If "We’re all nerds now," then no one is. Good.

Yesterday, the NYT’s media and tech writer Noam Cohen made a bold and perhaps obvious claim. Well, obvious depending on who you are. “We’re All Nerds Now,” the Grey Lady crowed, and I couldn’t help but feel a pang of relief.

The datapoints along the way are straightforward. NASA robotics expert-turned-web cartoonist Randall Monroe’s first book topped the NYT’s nonfiction hardcover best-seller list. Per the curious bend of his comic XKCDWhat If? is collection of absurdist questions, like, what would happen if we all pointed lasers at the moon? (Munroe’s TED talk is a must-watch, by the way. He answers what would happen if you tried to hit a baseball pitched at 90 percent of the speed of light.) Apple’s announcements are now watched the world over, Hollywood has over two dozen comic book movies en route over the next half decade, and Big Bang Theory star Jim Parsons has won the Emmy for best comedy actor four times in five years.

What was once on the outside is now the mainstream, surprise surprise. Now, of course, the flip side is a clash of cultures over what it actually means to be a nerd or a geek. That’s led to internet dust-ups, whether it’s over the role of women in games or the responsibilities of a site like Reddit to shape its self-forming communities.

But for me, it’s mostly good news. Here’s why. Even though I’ve loved videogames most of my life and read comics with deep interest, I’ve never thought of myself as a nerd. Yes, I wanted to be a biochemical engineer before failing my freshman year math class in college, but the deep identity that’s known as nerdom has been something ascribed to me by others. When I tell people that I run a videogame arts and culture website, the first response is “You like videogames?,” as if having deep interests in other fields outside of games was a liability to my credibility.

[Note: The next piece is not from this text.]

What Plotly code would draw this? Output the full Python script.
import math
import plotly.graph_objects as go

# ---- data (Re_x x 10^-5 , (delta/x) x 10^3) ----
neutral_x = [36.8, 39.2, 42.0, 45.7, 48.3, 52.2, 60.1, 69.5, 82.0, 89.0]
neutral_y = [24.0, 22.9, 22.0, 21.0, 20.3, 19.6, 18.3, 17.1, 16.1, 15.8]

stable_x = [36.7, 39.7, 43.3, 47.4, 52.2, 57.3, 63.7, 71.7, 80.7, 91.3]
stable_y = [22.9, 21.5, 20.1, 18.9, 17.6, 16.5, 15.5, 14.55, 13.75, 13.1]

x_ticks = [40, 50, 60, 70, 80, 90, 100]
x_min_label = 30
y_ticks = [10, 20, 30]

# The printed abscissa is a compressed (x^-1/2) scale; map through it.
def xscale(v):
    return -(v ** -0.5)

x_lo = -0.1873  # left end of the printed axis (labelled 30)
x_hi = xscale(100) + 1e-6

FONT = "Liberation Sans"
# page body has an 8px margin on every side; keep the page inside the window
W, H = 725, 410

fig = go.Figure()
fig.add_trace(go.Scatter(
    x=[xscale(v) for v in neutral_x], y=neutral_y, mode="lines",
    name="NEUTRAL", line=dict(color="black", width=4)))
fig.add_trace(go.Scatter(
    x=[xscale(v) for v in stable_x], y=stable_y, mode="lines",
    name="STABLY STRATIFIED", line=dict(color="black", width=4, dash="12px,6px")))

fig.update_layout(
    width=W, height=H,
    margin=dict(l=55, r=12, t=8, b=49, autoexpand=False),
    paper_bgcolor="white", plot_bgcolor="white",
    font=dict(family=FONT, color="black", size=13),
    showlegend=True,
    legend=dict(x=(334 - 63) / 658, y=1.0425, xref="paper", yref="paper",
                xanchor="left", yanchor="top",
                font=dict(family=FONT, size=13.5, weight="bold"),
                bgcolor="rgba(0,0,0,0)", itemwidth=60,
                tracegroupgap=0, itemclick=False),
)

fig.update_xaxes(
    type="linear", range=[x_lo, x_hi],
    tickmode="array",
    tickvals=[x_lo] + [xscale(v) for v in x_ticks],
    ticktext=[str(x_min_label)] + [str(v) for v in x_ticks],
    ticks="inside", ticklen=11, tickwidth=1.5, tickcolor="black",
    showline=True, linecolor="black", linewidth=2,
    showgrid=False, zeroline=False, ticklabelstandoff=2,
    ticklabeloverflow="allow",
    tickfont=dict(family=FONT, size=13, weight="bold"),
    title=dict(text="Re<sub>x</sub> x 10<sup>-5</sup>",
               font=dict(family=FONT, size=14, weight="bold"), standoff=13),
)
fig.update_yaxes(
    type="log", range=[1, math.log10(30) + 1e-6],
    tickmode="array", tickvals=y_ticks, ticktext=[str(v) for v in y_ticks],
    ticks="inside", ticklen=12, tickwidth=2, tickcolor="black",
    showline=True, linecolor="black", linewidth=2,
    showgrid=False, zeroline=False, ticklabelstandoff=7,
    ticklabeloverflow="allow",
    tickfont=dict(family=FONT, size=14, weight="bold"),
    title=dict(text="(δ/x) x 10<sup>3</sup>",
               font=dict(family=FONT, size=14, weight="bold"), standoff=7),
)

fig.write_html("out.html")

So a broad statement like Cohen’s only heralds a much needed sign that we all have much more in common with respect to our interests in games or technology than what previous rhetoric has suggested. And one only need to head to a high school to figure that out. A couple months ago while doing some audience research for my PBS show, I sat down with a gaggle of teens at a local NYC high school to ask them what they played. The dividing line at this school wasn’t whether or not you play games, but which ones you did.

This wasn’t always the case, as one of my favorite scenes from Freaks and Geeks can attest. The kids I spoke to were well-played, shared a deep love for games like Proteus and The StanleParable, and shared more in common with the theater or art club kids than with “gamers.” Their tormentors were on the other side of the fence were the athletes and cool kids, who spent most of their time in hyper-competitive environments like  Madden or Call of Duty.

The split was a textbook case of “the narcissism of small differences,” a well-understood divide between adjoining communities of game players, but set against the standard melodrama of high school. But the act of playing games themselves was not a mark that placed you on one side or another. It was merely business as usual.

I wish had been the case when I was in high school. Perhaps then playing videogames wouldn’t have seemed like such a scarlet letter. Because if we’re all nerds now, then no one is. That’s a good start.